» **Given instruction**
Your task is to output the listing word for word, with pictures excluded.
-------
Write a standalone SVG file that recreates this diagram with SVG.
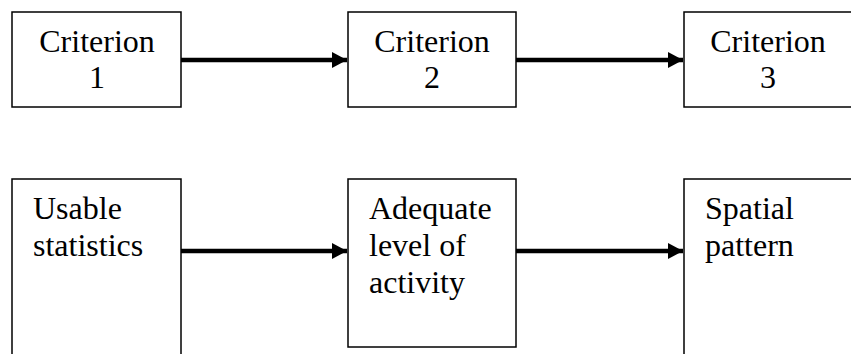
<svg xmlns="http://www.w3.org/2000/svg" width="851" height="354" viewBox="0 0 851 354">
<style>
.box{fill:#fff;stroke:#000;stroke-width:1.5}
.t{font-size:32px;fill:#000}
.c{text-anchor:middle}
.conn{stroke:#000;stroke-width:4.5;fill:none}
</style>
<defs>
<marker id="ah" markerUnits="userSpaceOnUse" markerWidth="16" markerHeight="16" refX="15" refY="8" orient="auto" viewBox="0 0 16 16">
<path d="M0,0 L15,8 L0,16 Z" fill="#000"/>
</marker>
</defs>
<rect width="851" height="354" fill="#fff"/>
<g font-family="Liberation Serif, DejaVu Serif, serif">
<g id="n1">
<rect class="box" x="12" y="12" width="169" height="95"/>
<text class="t c" x="97" y="52">Criterion</text>
<text class="t c" x="97" y="88">1</text>
</g>
<g id="n2">
<rect class="box" x="348" y="12" width="168" height="95"/>
<text class="t c" x="432" y="52">Criterion</text>
<text class="t c" x="432" y="88">2</text>
</g>
<g id="n3">
<rect class="box" x="684" y="12" width="180" height="95"/>
<text class="t c" x="768" y="52">Criterion</text>
<text class="t c" x="768" y="88">3</text>
</g>
<g id="n4">
<rect class="box" x="12" y="179" width="169" height="190"/>
<text class="t" x="33" y="219">Usable</text>
<text class="t" x="33" y="256">statistics</text>
</g>
<g id="n5">
<rect class="box" x="348" y="179" width="168" height="168"/>
<text class="t" x="369" y="219">Adequate</text>
<text class="t" x="369" y="256">level of</text>
<text class="t" x="369" y="293">activity</text>
</g>
<g id="n6">
<rect class="box" x="684" y="179" width="180" height="190"/>
<text class="t" x="705" y="219">Spatial</text>
<text class="t" x="705" y="256">pattern</text>
</g>
</g>
<g id="connectors">
<line class="conn" x1="181" y1="60" x2="347" y2="60" marker-end="url(#ah)"/>
<line class="conn" x1="516" y1="60" x2="683" y2="60" marker-end="url(#ah)"/>
<line class="conn" x1="181" y1="251" x2="347" y2="251" marker-end="url(#ah)"/>
<line class="conn" x1="516" y1="251" x2="683" y2="251" marker-end="url(#ah)"/>
</g>
</svg>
-------
» **Output of the task**
Write a standalone SVG file that recreates this diagram with SVG.
<svg xmlns="http://www.w3.org/2000/svg" width="851" height="354" viewBox="0 0 851 354">
<style>
.box{fill:#fff;stroke:#000;stroke-width:1.5}
.t{font-size:32px;fill:#000}
.c{text-anchor:middle}
.conn{stroke:#000;stroke-width:4.5;fill:none}
</style>
<defs>
<marker id="ah" markerUnits="userSpaceOnUse" markerWidth="16" markerHeight="16" refX="15" refY="8" orient="auto" viewBox="0 0 16 16">
<path d="M0,0 L15,8 L0,16 Z" fill="#000"/>
</marker>
</defs>
<rect width="851" height="354" fill="#fff"/>
<g font-family="Liberation Serif, DejaVu Serif, serif">
<g id="n1">
<rect class="box" x="12" y="12" width="169" height="95"/>
<text class="t c" x="97" y="52">Criterion</text>
<text class="t c" x="97" y="88">1</text>
</g>
<g id="n2">
<rect class="box" x="348" y="12" width="168" height="95"/>
<text class="t c" x="432" y="52">Criterion</text>
<text class="t c" x="432" y="88">2</text>
</g>
<g id="n3">
<rect class="box" x="684" y="12" width="180" height="95"/>
<text class="t c" x="768" y="52">Criterion</text>
<text class="t c" x="768" y="88">3</text>
</g>
<g id="n4">
<rect class="box" x="12" y="179" width="169" height="190"/>
<text class="t" x="33" y="219">Usable</text>
<text class="t" x="33" y="256">statistics</text>
</g>
<g id="n5">
<rect class="box" x="348" y="179" width="168" height="168"/>
<text class="t" x="369" y="219">Adequate</text>
<text class="t" x="369" y="256">level of</text>
<text class="t" x="369" y="293">activity</text>
</g>
<g id="n6">
<rect class="box" x="684" y="179" width="180" height="190"/>
<text class="t" x="705" y="219">Spatial</text>
<text class="t" x="705" y="256">pattern</text>
</g>
</g>
<g id="connectors">
<line class="conn" x1="181" y1="60" x2="347" y2="60" marker-end="url(#ah)"/>
<line class="conn" x1="516" y1="60" x2="683" y2="60" marker-end="url(#ah)"/>
<line class="conn" x1="181" y1="251" x2="347" y2="251" marker-end="url(#ah)"/>
<line class="conn" x1="516" y1="251" x2="683" y2="251" marker-end="url(#ah)"/>
</g>
</svg>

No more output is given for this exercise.